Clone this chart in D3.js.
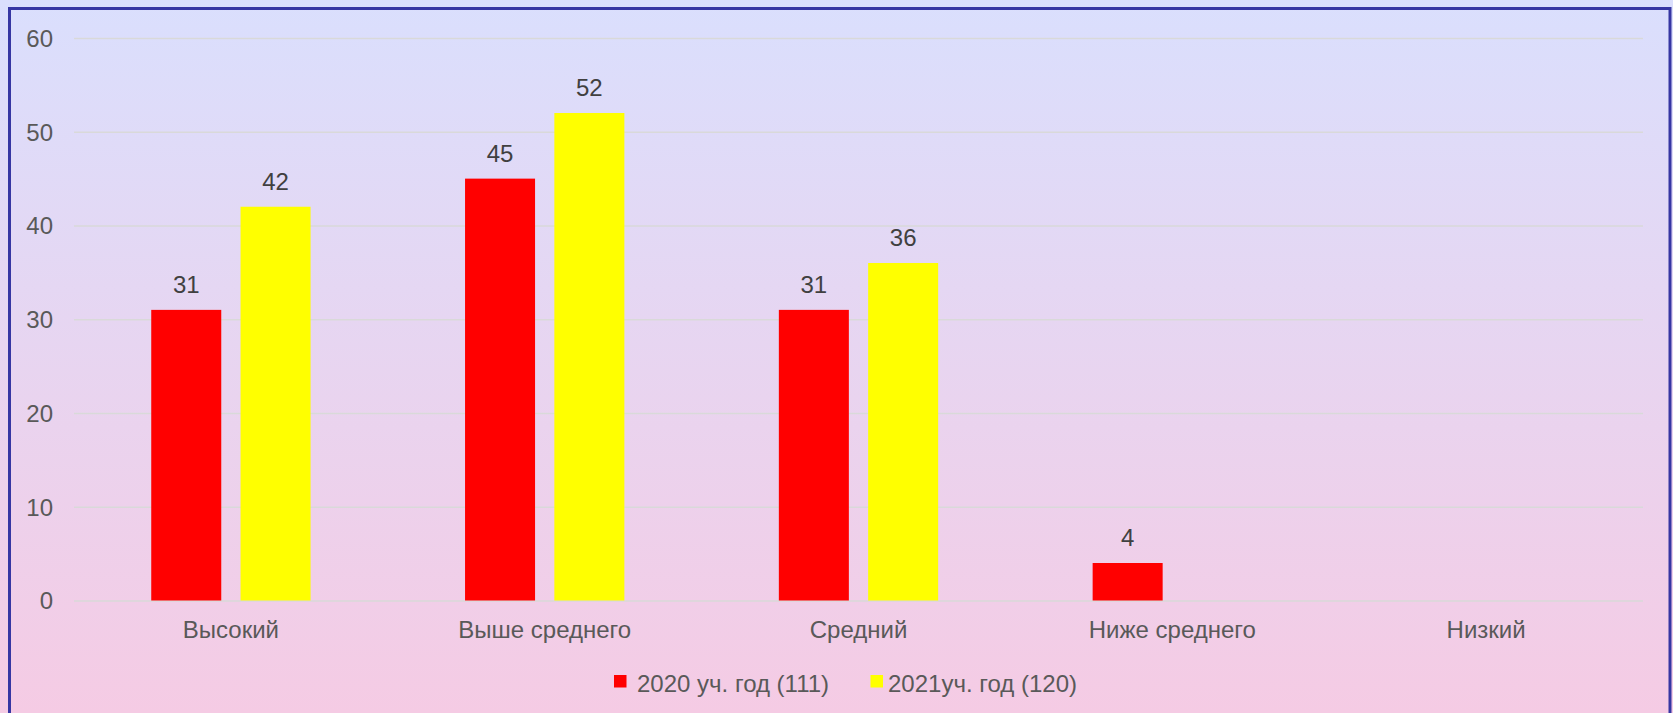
<!DOCTYPE html>
<html>
<head>
<meta charset="utf-8">
<script src="https://cdn.jsdelivr.net/npm/d3@7"></script>
<style>
html, body { margin: 0; padding: 0; overflow: hidden; }
body { width: 1673px; height: 713px; }
svg { display: block; }
</style>
</head>
<body>
<svg id="chart" width="1673" height="713"></svg>
<script>
const categories = ["Высокий", "Выше среднего", "Средний", "Ниже среднего", "Низкий"];
const seriesNames = ["2020 уч. год (111)", "2021уч. год (120)"];
const values2020 = [31, 45, 31, 4, null];
const values2021 = [42, 52, 36, null, null];
const yTicks = [0, 10, 20, 30, 40, 50, 60];
const seriesColors = ["#FF0000", "#FFFF00"];

const W = 1673, H = 713;
const svg = d3.select("#chart");
const font = "'Liberation Sans', Arial, sans-serif";

// background gradient
const defs = svg.append("defs");
const grad = defs.append("linearGradient").attr("id", "bg").attr("x1", 0).attr("y1", 0).attr("x2", 0).attr("y2", 1);
grad.append("stop").attr("offset", "0%").attr("stop-color", "#dadffd");
grad.append("stop").attr("offset", "100%").attr("stop-color", "#f5cbe4");
svg.append("rect").attr("x", 0).attr("y", 0).attr("width", W).attr("height", H).attr("fill", "url(#bg)");

// frame
svg.append("rect").attr("x", 9.5).attr("y", 8.5).attr("width", 1660.5).attr("height", 720)
  .attr("fill", "none").attr("stroke", "#3636a3").attr("stroke-width", 3);

const x0 = d3.scaleBand().domain(categories).range([74, 1643]).padding(0);
const groupFrac = 0.5077;
const x1 = d3.scaleBand().domain(seriesNames).range([0, x0.bandwidth() * groupFrac]).paddingInner(0.216).paddingOuter(0);
const groupOffset = (x0.bandwidth() - x0.bandwidth() * groupFrac) / 2;
const y = d3.scaleLinear().domain([0, 60]).range([600.5, 38]);

// gridlines
const gridAxis = d3.axisLeft(y).tickValues(yTicks).tickSize(-(1643 - 74)).tickFormat("");
const g = svg.append("g").attr("transform", "translate(74,0)").call(gridAxis);
g.select(".domain").remove();
g.selectAll(".tick line").attr("stroke", "#d9d9d9").attr("stroke-width", 1.5);

// y tick labels
const yAxis = d3.axisLeft(y).tickValues(yTicks).tickSize(0).tickPadding(0);
const ya = svg.append("g").attr("transform", "translate(53,0)").call(yAxis);
ya.select(".domain").remove();
ya.selectAll("text").attr("font-family", font).attr("font-size", 24).attr("fill", "#595959").attr("dy", "0.35em");

// bars
const series = [values2020, values2021];
series.forEach((vals, si) => {
  const data = categories.map((c, i) => ({ c, v: vals[i] })).filter(d => d.v !== null);
  svg.append("g").selectAll("rect").data(data).join("rect")
    .attr("x", d => x0(d.c) + groupOffset + x1(seriesNames[si]))
    .attr("y", d => y(d.v))
    .attr("width", x1.bandwidth())
    .attr("height", d => y(0) - y(d.v))
    .attr("fill", seriesColors[si]);
  svg.append("g").selectAll("text").data(data).join("text")
    .attr("x", d => x0(d.c) + groupOffset + x1(seriesNames[si]) + x1.bandwidth() / 2)
    .attr("y", d => y(d.v) - 17)
    .attr("text-anchor", "middle")
    .attr("font-family", font).attr("font-size", 24).attr("fill", "#404040")
    .text(d => d.v);
});

// x axis labels
const xAxis = d3.axisBottom(x0).tickSize(0).tickPadding(0);
const xa = svg.append("g").attr("transform", "translate(0,621)").call(xAxis);
xa.select(".domain").remove();
xa.selectAll("text").attr("font-family", font).attr("font-size", 24).attr("fill", "#595959").attr("dy", "0.71em");

// legend
const legendX = [614, 870.5];
const legendTextX = [637, 888];
const legend = svg.append("g");
seriesNames.forEach((name, i) => {
  legend.append("rect").attr("x", legendX[i]).attr("y", 675).attr("width", 12.5).attr("height", 12.5).attr("fill", seriesColors[i]);
  legend.append("text").attr("x", legendTextX[i]).attr("y", 691.5)
    .attr("font-family", font).attr("font-size", 24).attr("fill", "#595959").text(name);
});
</script>
</body>
</html>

:::::

Problem
Write out the listing above again, exactly, but with no pictures in the copy.

Solution for this task
Clone this chart in D3.js.
<!DOCTYPE html>
<html>
<head>
<meta charset="utf-8">
<script src="https://cdn.jsdelivr.net/npm/d3@7"></script>
<style>
html, body { margin: 0; padding: 0; overflow: hidden; }
body { width: 1673px; height: 713px; }
svg { display: block; }
</style>
</head>
<body>
<svg id="chart" width="1673" height="713"></svg>
<script>
const categories = ["Высокий", "Выше среднего", "Средний", "Ниже среднего", "Низкий"];
const seriesNames = ["2020 уч. год (111)", "2021уч. год (120)"];
const values2020 = [31, 45, 31, 4, null];
const values2021 = [42, 52, 36, null, null];
const yTicks = [0, 10, 20, 30, 40, 50, 60];
const seriesColors = ["#FF0000", "#FFFF00"];

const W = 1673, H = 713;
const svg = d3.select("#chart");
const font = "'Liberation Sans', Arial, sans-serif";

// background gradient
const defs = svg.append("defs");
const grad = defs.append("linearGradient").attr("id", "bg").attr("x1", 0).attr("y1", 0).attr("x2", 0).attr("y2", 1);
grad.append("stop").attr("offset", "0%").attr("stop-color", "#dadffd");
grad.append("stop").attr("offset", "100%").attr("stop-color", "#f5cbe4");
svg.append("rect").attr("x", 0).attr("y", 0).attr("width", W).attr("height", H).attr("fill", "url(#bg)");

// frame
svg.append("rect").attr("x", 9.5).attr("y", 8.5).attr("width", 1660.5).attr("height", 720)
  .attr("fill", "none").attr("stroke", "#3636a3").attr("stroke-width", 3);

const x0 = d3.scaleBand().domain(categories).range([74, 1643]).padding(0);
const groupFrac = 0.5077;
const x1 = d3.scaleBand().domain(seriesNames).range([0, x0.bandwidth() * groupFrac]).paddingInner(0.216).paddingOuter(0);
const groupOffset = (x0.bandwidth() - x0.bandwidth() * groupFrac) / 2;
const y = d3.scaleLinear().domain([0, 60]).range([600.5, 38]);

// gridlines
const gridAxis = d3.axisLeft(y).tickValues(yTicks).tickSize(-(1643 - 74)).tickFormat("");
const g = svg.append("g").attr("transform", "translate(74,0)").call(gridAxis);
g.select(".domain").remove();
g.selectAll(".tick line").attr("stroke", "#d9d9d9").attr("stroke-width", 1.5);

// y tick labels
const yAxis = d3.axisLeft(y).tickValues(yTicks).tickSize(0).tickPadding(0);
const ya = svg.append("g").attr("transform", "translate(53,0)").call(yAxis);
ya.select(".domain").remove();
ya.selectAll("text").attr("font-family", font).attr("font-size", 24).attr("fill", "#595959").attr("dy", "0.35em");

// bars
const series = [values2020, values2021];
series.forEach((vals, si) => {
  const data = categories.map((c, i) => ({ c, v: vals[i] })).filter(d => d.v !== null);
  svg.append("g").selectAll("rect").data(data).join("rect")
    .attr("x", d => x0(d.c) + groupOffset + x1(seriesNames[si]))
    .attr("y", d => y(d.v))
    .attr("width", x1.bandwidth())
    .attr("height", d => y(0) - y(d.v))
    .attr("fill", seriesColors[si]);
  svg.append("g").selectAll("text").data(data).join("text")
    .attr("x", d => x0(d.c) + groupOffset + x1(seriesNames[si]) + x1.bandwidth() / 2)
    .attr("y", d => y(d.v) - 17)
    .attr("text-anchor", "middle")
    .attr("font-family", font).attr("font-size", 24).attr("fill", "#404040")
    .text(d => d.v);
});

// x axis labels
const xAxis = d3.axisBottom(x0).tickSize(0).tickPadding(0);
const xa = svg.append("g").attr("transform", "translate(0,621)").call(xAxis);
xa.select(".domain").remove();
xa.selectAll("text").attr("font-family", font).attr("font-size", 24).attr("fill", "#595959").attr("dy", "0.71em");

// legend
const legendX = [614, 870.5];
const legendTextX = [637, 888];
const legend = svg.append("g");
seriesNames.forEach((name, i) => {
  legend.append("rect").attr("x", legendX[i]).attr("y", 675).attr("width", 12.5).attr("height", 12.5).attr("fill", seriesColors[i]);
  legend.append("text").attr("x", legendTextX[i]).attr("y", 691.5)
    .attr("font-family", font).attr("font-size", 24).attr("fill", "#595959").text(name);
});
</script>
</body>
</html>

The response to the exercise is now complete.